Yesterday was my first time to vote as a member of INC. It was a major adjustment on my part because it was my first time to vote with a sample ballot—that sample ballot contained the list of candidates that our church decided to endorse.
During the past elections, it was my father who decides who to endorse. We had some disagreements in the past with regard to his choice of candidates and we, as his children, felt compelled to accept his choices. My father did not mention any candidate of his choice a day before the election but he borrowed my sample ballot and did not make any harsh comments on it.
It was the first automated election in Philippine history. I was there at the precint at 6:20 AM. The teachers were somewhat tensed, some members of the media were checking every details. The clustered precints resulted to a long queue of voters. I was lucky because I was early; I finished early.

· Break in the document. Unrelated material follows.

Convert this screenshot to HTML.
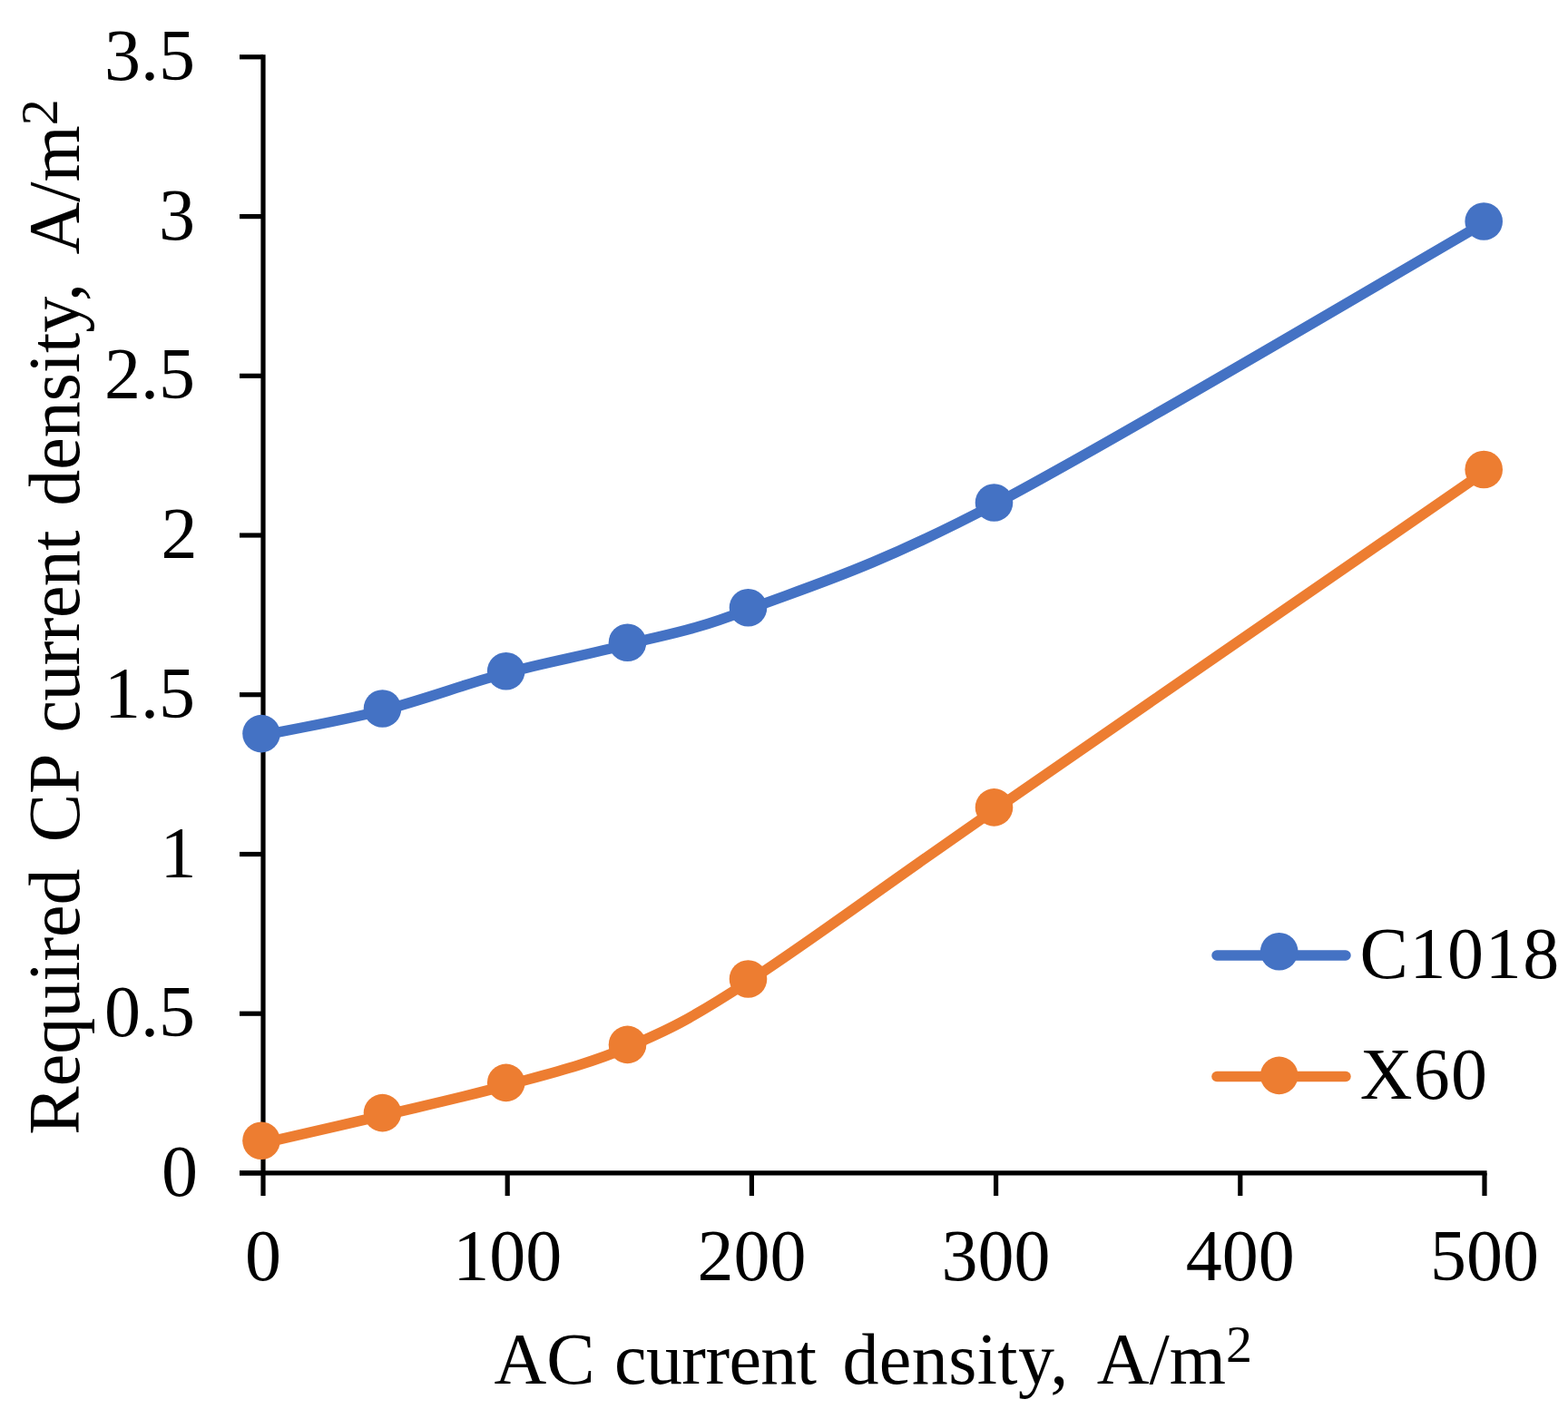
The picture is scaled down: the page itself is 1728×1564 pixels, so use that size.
<!DOCTYPE html>
<html><head><meta charset="utf-8"><style>
html,body{margin:0;padding:0;background:#fff;}
svg{display:block;}
text{font-family:"Liberation Serif","Times New Roman",serif;font-size:80px;fill:#000;}
</style></head><body>
<svg width="1728" height="1564" viewBox="0 0 1728 1564">
<rect width="1728" height="1564" fill="#fff"/>
<g stroke="#000" stroke-width="5.2" stroke-linecap="butt"><line x1="290.0" y1="60.3" x2="290.0" y2="1292.9"/><line x1="264" y1="1292.9" x2="1638.6" y2="1292.9"/><line x1="264" y1="1292.9" x2="290.0" y2="1292.9"/><line x1="264" y1="1117.2" x2="290.0" y2="1117.2"/><line x1="264" y1="941.5" x2="290.0" y2="941.5"/><line x1="264" y1="765.7" x2="290.0" y2="765.7"/><line x1="264" y1="590.0" x2="290.0" y2="590.0"/><line x1="264" y1="414.3" x2="290.0" y2="414.3"/><line x1="264" y1="238.6" x2="290.0" y2="238.6"/><line x1="264" y1="62.8" x2="290.0" y2="62.8"/><line x1="290.0" y1="1292.9" x2="290.0" y2="1318"/><line x1="559.2" y1="1292.9" x2="559.2" y2="1318"/><line x1="828.4" y1="1292.9" x2="828.4" y2="1318"/><line x1="1097.6" y1="1292.9" x2="1097.6" y2="1318"/><line x1="1366.8" y1="1292.9" x2="1366.8" y2="1318"/><line x1="1636.0" y1="1292.9" x2="1636.0" y2="1318"/></g>
<g text-anchor="end"><text x="218.0" y="1317.9">0</text><text x="215.0" y="1142.2">0.5</text><text x="216.5" y="966.5">1</text><text x="215.0" y="790.7">1.5</text><text x="217.5" y="615.0">2</text><text x="215.0" y="439.3">2.5</text><text x="215.0" y="263.6">3</text><text x="215.0" y="87.8">3.5</text></g>
<text x="290.0" y="1411" text-anchor="middle">0</text><text x="559.2" y="1411" text-anchor="middle">100</text><text x="828.4" y="1411" text-anchor="middle">200</text><text x="1097.6" y="1411" text-anchor="middle">300</text><text x="1366.8" y="1411" text-anchor="middle">400</text><text x="1636.0" y="1411" text-anchor="middle">500</text>
<path d="M288.0,810.6 C310.2,806.0 376.6,794.5 421.5,783.0 C466.4,771.5 512.7,753.8 557.7,741.7 C602.7,729.6 647.0,721.9 691.5,710.2 C736.0,698.6 757.2,697.5 824.5,671.8 C891.8,646.1 960.4,627.0 1095.5,556.0 C1230.6,485.0 1545.2,297.7 1635.2,246.0" fill="none" stroke="#4472C4" stroke-width="11.5" stroke-linejoin="round" stroke-linecap="round"/><circle cx="288.0" cy="808.6" r="20.8" fill="#4472C4"/><circle cx="421.5" cy="781.0" r="20.8" fill="#4472C4"/><circle cx="557.7" cy="739.7" r="20.8" fill="#4472C4"/><circle cx="691.5" cy="708.2" r="20.8" fill="#4472C4"/><circle cx="824.5" cy="669.8" r="20.8" fill="#4472C4"/><circle cx="1095.5" cy="554.0" r="20.8" fill="#4472C4"/><circle cx="1635.2" cy="244.0" r="20.8" fill="#4472C4"/><path d="M288.0,1260.3 C310.2,1255.2 376.6,1240.2 421.5,1229.6 C466.4,1218.9 512.7,1208.9 557.7,1196.4 C602.7,1183.9 647.0,1173.5 691.5,1154.4 C736.0,1135.3 757.2,1125.6 824.5,1082.0 C891.8,1038.4 960.4,986.5 1095.5,892.9 C1230.6,799.3 1545.2,582.6 1635.2,520.5" fill="none" stroke="#ED7D31" stroke-width="11.5" stroke-linejoin="round" stroke-linecap="round"/><circle cx="288.0" cy="1257.3" r="20.8" fill="#ED7D31"/><circle cx="421.5" cy="1226.6" r="20.8" fill="#ED7D31"/><circle cx="557.7" cy="1193.4" r="20.8" fill="#ED7D31"/><circle cx="691.5" cy="1151.4" r="20.8" fill="#ED7D31"/><circle cx="824.5" cy="1079.0" r="20.8" fill="#ED7D31"/><circle cx="1095.5" cy="889.9" r="20.8" fill="#ED7D31"/><circle cx="1635.2" cy="517.5" r="20.8" fill="#ED7D31"/>
<line x1="1341" y1="1053" x2="1483" y2="1053" stroke="#4472C4" stroke-width="11.5" stroke-linecap="round"/><circle cx="1409.7" cy="1048.8" r="20.8" fill="#4472C4"/><line x1="1341" y1="1186.5" x2="1483" y2="1186.5" stroke="#ED7D31" stroke-width="11.5" stroke-linecap="round"/><circle cx="1409.7" cy="1185.4" r="20.8" fill="#ED7D31"/><text x="1498.5" y="1078" letter-spacing="1.6">C1018</text><text x="1498.8" y="1211.3" letter-spacing="1.2">X60</text>
<text x="546" y="1525"><tspan dx="-1.5">AC</tspan><tspan dx="2" letter-spacing="-0.6"> current</tspan><tspan dx="8.7" letter-spacing="0.4"> density,</tspan><tspan dx="15.6"> A/m</tspan><tspan font-size="58" dy="-24">2</tspan></text>
<text transform="translate(87,1248.3) rotate(-90)"><tspan dx="-2.4">Required</tspan><tspan dx="9.1"> CP</tspan><tspan dx="3.6" letter-spacing="-0.6"> current</tspan><tspan dx="7.3"> density,</tspan><tspan dx="15.9"> A/m</tspan><tspan font-size="58" dy="-24">2</tspan></text>
</svg>
</body></html>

I saw familiar faces at the precint. They recognized me, too and teased me that I gained weight. I saw the old library where I used to make my assignments. I saw the school grounds where we held our Girl Scout-related activities. I saw the big old trees where we used to play. I saw the major changes in my school.
Mesmerized as I was walking through the school grounds, I remembered what I went home for: the election. I was hoping that I would not see those familiar faces—faces that correlate with POLITICS. I may be of zero political value to some but of big political value to those who view INC endorsement as a sure ball way to win the election.